REVIEW: The Shade #5 (of 12)
Or – “In Which We Learn How A Creature Of Living Shadow Is A Grandfather…”
The path from Victorian neer-do-well to undying creature of shadow has been a long one for Richard Swift. For all the tales James Robinson has told of the Shade’s century-and-a-half of life, we’ve never seen the moment where the balance between flesh and shadow turned irrevocably to the side of darkness…
Previously, in The Shade: Richard Swift, the immortal Shade, has been puzzled to find that someone who shares his lineage seems to have it out for him. The trail has led him far from his home in beautiful Opal City, on a global trek to find those who would do him harm. The trail has led to the bedside of a mysterious old man in the Australian outback, a man who greets the Shade in a manner most surprising: “Hello, Grandfather.”
FAMILY TIES… (SIT, UBU, SIT!)
This issue opens with a striking series of pages set in Barcelona, as a lone woman in a crimson cape fights several foes all at once. The villains, known as Los Tomodores, have run afoul of Barcelona’s protector, La Sangre, a woman who happens to be a vampire as well as a hero. She loses sight of one of her foes for a moment, only to be saved by The Shade, who teases her about her age. “Hello, father,” responds the vamp-eroine though a mouthful of fangs. Robinson promised that this story would explain more about the Shade and his past, but he forgot to mention how it would all be maddening to read. We find out what happened in Australia (his great-grandson gave him information that indicates that the person who is trying kil kill Shade is someone within the family) and that Shade has come to find La Sangre because of her peculiar hobby: Collecting vials of blood. (Her latest treasures include JFK and Alfred Hitchcock, which seems to be a pretty impressive feat, given that they’ve both been dead for decades.) The idea of a vampire as superhero isn’t an entirely new one, but La Sangre’s visual (a very Gothy crimson-and-black ensemble including torn fishnets) is strong.

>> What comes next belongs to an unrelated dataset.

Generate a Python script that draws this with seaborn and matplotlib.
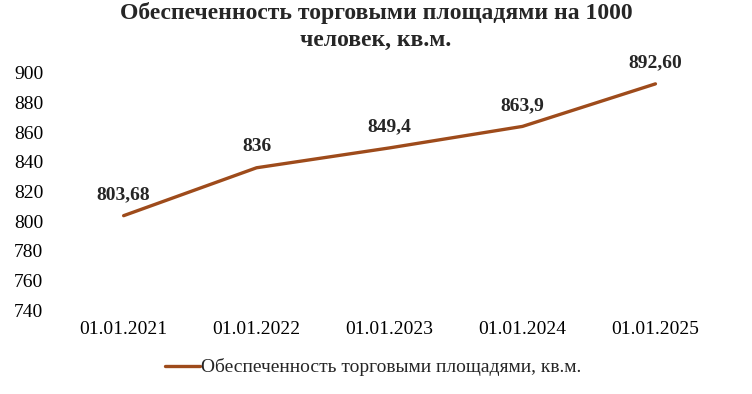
import pandas as pd
import matplotlib
matplotlib.use("Agg")
import matplotlib.pyplot as plt
import seaborn as sns

dates = ["01.01.2021", "01.01.2022", "01.01.2023", "01.01.2024", "01.01.2025"]
values = [803.68, 836.0, 849.4, 863.9, 892.6]
labels = ["803,68", "836", "849,4", "863,9", "892,60"]
series_name = "Обеспеченность торговыми площадями, кв.м."
title = "Обеспеченность торговыми площадями на 1000\nчеловек, кв.м."

sns.set_theme(style="white")
plt.rcParams["font.family"] = ["Liberation Serif", "DejaVu Serif"]

df = pd.DataFrame({"date": dates, "value": values})

fig = plt.figure(figsize=(7.52, 3.94), dpi=100)
ax = fig.add_axes([0.076, 0.213, 0.884, 0.602])

sns.lineplot(data=df, x="date", y="value", ax=ax, color="#9E4B1B",
             linewidth=2.4, label=series_name, sort=False)

for i, (v, t) in enumerate(zip(values, labels)):
    ax.annotate(t, (i, v), xytext=(0, 15), textcoords="offset points",
                ha="center", va="center", fontsize=14, fontweight="bold")

ax.set_xlim(-0.5, 4.5)
ax.set_ylim(740, 900)
ax.set_yticks(range(740, 901, 20))
ax.set_xlabel("")
ax.set_ylabel("")
ax.tick_params(axis="both", labelsize=14, length=0, colors="#000000")
ax.tick_params(axis="x", pad=8)
ax.tick_params(axis="y", pad=10)
sns.despine(ax=ax, left=True, bottom=True)

fig.suptitle(title, fontsize=17, fontweight="bold", x=0.5, y=0.995,
             va="top", linespacing=1.35)

ax.legend(loc="upper center", bbox_to_anchor=(0.475, -0.13), frameon=False,
          fontsize=14, handlelength=1.8, handletextpad=0.05)

fig.savefig("out.png", dpi=100)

YO HO HO, AND A BOTTLE OF RICHARD’S BLOOOOOOD!
The setup for the rest of the issue shows us La Sangre’s arch-enemy, who may or may not be as immortal as she and Shade, and shows us not only her origin, but the moment wherein Dicky Swift finally ceased being human. The Shade is not her literal father, but saved her (and ONLY her) from a vampire attack on a sailing ship in the 1850′s, a battle which cost him the last bits of his humanity but gained him a child. Robinson and Pulido do some lovely work in this sequence, especially as The Shade repeatedly maintains that he cared “not a jot” for anyone on the ship, while destroying all the vampires with his shadowy tendrils. It’s a nice bit of storytelling, getting to the heart of the dichotomy in The Shade, a duality that reminds me a bit of Neil Gaiman’s writing on ‘Sandman.’ The issue ends with Shade insisting upon accompanying his adoptive vampire daughter as she sets off to confront her arch-foe, a full-page shot that is impressive in both architecture and heroic intent. I’m certain it’ll end poorly, but it’s a lovely moment anyway…
THE VERDICT: LITERATE AND LIKABLE…
This series has been quite delightful to read each month, but I’ve found myself more interested in the side trips and related stories than in the central tenet of someone wanting to kill the immortal shadow-man. This issue’s pirate tale feels far too brief, and there seems to be a LOT of stuff packed into this issue, from the confrontation with Caldecott to the backstory on La Sangre to the supervillain fight at the beginning. All in all, my greatest worry is that we’re halfway through the story and that the meandering parts, those moments where he remembers some interesting anecdote about his lucky autographed snorkel and that sarcastic guy Marty, have been the most entertaining bits. Hopefully, the mystery at the heart of the book doesn’t get short-shrift with the clever bits and pieces of history and mythology that make it such fun. The Shade #5 isn’t quite as engaging as last issue, but still makes for an entertaining read, and looks phenomenal throughout, earning 3.5 out of 5 stars overall.